→ **Stated task**: Only the pictures are to be left out; set down the rest of the records exactly.

#### Supplied information

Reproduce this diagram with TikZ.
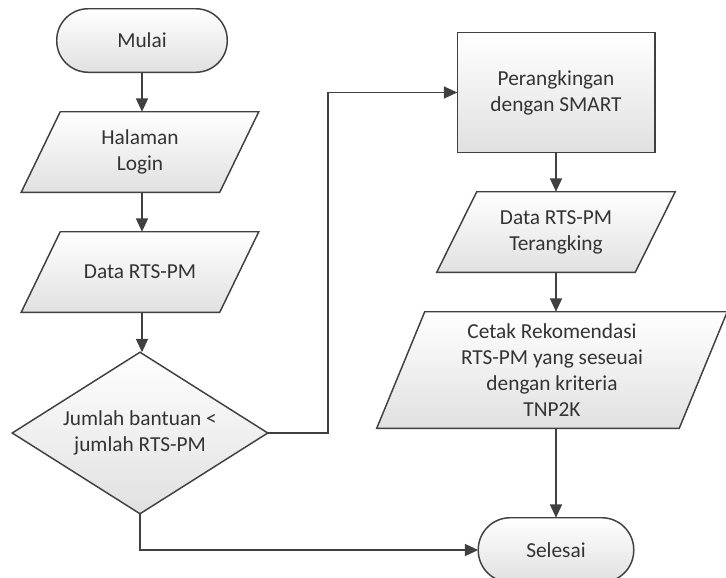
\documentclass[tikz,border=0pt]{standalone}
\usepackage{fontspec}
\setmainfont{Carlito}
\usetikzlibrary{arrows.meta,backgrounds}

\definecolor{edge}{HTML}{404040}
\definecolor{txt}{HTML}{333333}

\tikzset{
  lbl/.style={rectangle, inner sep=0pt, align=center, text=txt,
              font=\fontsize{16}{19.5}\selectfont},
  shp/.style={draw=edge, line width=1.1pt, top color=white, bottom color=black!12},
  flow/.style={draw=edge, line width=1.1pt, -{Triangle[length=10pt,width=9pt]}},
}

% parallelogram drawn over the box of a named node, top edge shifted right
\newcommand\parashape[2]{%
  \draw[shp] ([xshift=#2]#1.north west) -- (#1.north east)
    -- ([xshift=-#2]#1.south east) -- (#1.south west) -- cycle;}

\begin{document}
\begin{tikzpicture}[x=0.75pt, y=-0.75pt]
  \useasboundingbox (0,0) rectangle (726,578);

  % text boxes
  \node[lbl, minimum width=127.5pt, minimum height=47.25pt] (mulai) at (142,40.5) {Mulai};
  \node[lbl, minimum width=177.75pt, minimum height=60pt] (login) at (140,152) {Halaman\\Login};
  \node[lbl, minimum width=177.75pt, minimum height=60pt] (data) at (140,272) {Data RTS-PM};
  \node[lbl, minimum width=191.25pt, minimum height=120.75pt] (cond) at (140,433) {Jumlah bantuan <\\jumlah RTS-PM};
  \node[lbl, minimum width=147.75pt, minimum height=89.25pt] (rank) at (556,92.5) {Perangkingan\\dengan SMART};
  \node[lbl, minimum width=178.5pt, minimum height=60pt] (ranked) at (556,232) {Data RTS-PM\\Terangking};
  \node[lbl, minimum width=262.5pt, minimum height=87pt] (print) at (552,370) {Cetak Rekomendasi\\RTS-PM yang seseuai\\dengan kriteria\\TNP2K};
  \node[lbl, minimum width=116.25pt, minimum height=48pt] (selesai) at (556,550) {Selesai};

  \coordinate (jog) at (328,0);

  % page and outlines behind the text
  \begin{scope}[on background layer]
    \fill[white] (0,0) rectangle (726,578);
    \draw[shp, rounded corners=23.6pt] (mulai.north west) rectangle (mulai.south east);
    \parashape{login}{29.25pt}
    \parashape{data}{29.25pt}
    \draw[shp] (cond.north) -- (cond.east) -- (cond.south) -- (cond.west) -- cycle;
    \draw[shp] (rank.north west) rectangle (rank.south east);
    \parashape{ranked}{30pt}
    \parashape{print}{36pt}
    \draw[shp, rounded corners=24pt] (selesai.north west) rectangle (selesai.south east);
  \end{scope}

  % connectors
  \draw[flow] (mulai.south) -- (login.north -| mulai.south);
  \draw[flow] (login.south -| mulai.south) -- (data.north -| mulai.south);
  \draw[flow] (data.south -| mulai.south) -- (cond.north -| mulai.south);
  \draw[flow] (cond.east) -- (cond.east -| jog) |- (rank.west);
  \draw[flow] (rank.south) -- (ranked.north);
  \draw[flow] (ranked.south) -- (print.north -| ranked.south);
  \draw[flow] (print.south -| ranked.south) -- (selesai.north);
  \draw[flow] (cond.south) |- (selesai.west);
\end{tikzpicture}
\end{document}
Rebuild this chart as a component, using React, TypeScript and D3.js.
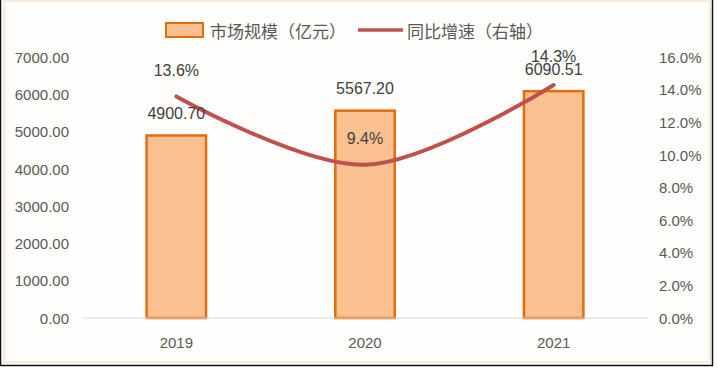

########

→ **Solution for this exercise**:
Reproduce this diagram with TikZ.
\documentclass[tikz,border=0pt]{standalone}
\usepackage{fontspec}
\setmainfont{Carlito}
\usetikzlibrary{arrows.meta,backgrounds}

\definecolor{edge}{HTML}{404040}
\definecolor{txt}{HTML}{333333}

\tikzset{
  lbl/.style={rectangle, inner sep=0pt, align=center, text=txt,
              font=\fontsize{16}{19.5}\selectfont},
  shp/.style={draw=edge, line width=1.1pt, top color=white, bottom color=black!12},
  flow/.style={draw=edge, line width=1.1pt, -{Triangle[length=10pt,width=9pt]}},
}

% parallelogram drawn over the box of a named node, top edge shifted right
\newcommand\parashape[2]{%
  \draw[shp] ([xshift=#2]#1.north west) -- (#1.north east)
    -- ([xshift=-#2]#1.south east) -- (#1.south west) -- cycle;}

\begin{document}
\begin{tikzpicture}[x=0.75pt, y=-0.75pt]
  \useasboundingbox (0,0) rectangle (726,578);

  % text boxes
  \node[lbl, minimum width=127.5pt, minimum height=47.25pt] (mulai) at (142,40.5) {Mulai};
  \node[lbl, minimum width=177.75pt, minimum height=60pt] (login) at (140,152) {Halaman\\Login};
  \node[lbl, minimum width=177.75pt, minimum height=60pt] (data) at (140,272) {Data RTS-PM};
  \node[lbl, minimum width=191.25pt, minimum height=120.75pt] (cond) at (140,433) {Jumlah bantuan <\\jumlah RTS-PM};
  \node[lbl, minimum width=147.75pt, minimum height=89.25pt] (rank) at (556,92.5) {Perangkingan\\dengan SMART};
  \node[lbl, minimum width=178.5pt, minimum height=60pt] (ranked) at (556,232) {Data RTS-PM\\Terangking};
  \node[lbl, minimum width=262.5pt, minimum height=87pt] (print) at (552,370) {Cetak Rekomendasi\\RTS-PM yang seseuai\\dengan kriteria\\TNP2K};
  \node[lbl, minimum width=116.25pt, minimum height=48pt] (selesai) at (556,550) {Selesai};

  \coordinate (jog) at (328,0);

  % page and outlines behind the text
  \begin{scope}[on background layer]
    \fill[white] (0,0) rectangle (726,578);
    \draw[shp, rounded corners=23.6pt] (mulai.north west) rectangle (mulai.south east);
    \parashape{login}{29.25pt}
    \parashape{data}{29.25pt}
    \draw[shp] (cond.north) -- (cond.east) -- (cond.south) -- (cond.west) -- cycle;
    \draw[shp] (rank.north west) rectangle (rank.south east);
    \parashape{ranked}{30pt}
    \parashape{print}{36pt}
    \draw[shp, rounded corners=24pt] (selesai.north west) rectangle (selesai.south east);
  \end{scope}

  % connectors
  \draw[flow] (mulai.south) -- (login.north -| mulai.south);
  \draw[flow] (login.south -| mulai.south) -- (data.north -| mulai.south);
  \draw[flow] (data.south -| mulai.south) -- (cond.north -| mulai.south);
  \draw[flow] (cond.east) -- (cond.east -| jog) |- (rank.west);
  \draw[flow] (rank.south) -- (ranked.north);
  \draw[flow] (ranked.south) -- (print.north -| ranked.south);
  \draw[flow] (print.south -| ranked.south) -- (selesai.north);
  \draw[flow] (cond.south) |- (selesai.west);
\end{tikzpicture}
\end{document}
Rebuild this chart as a component, using React, TypeScript and D3.js.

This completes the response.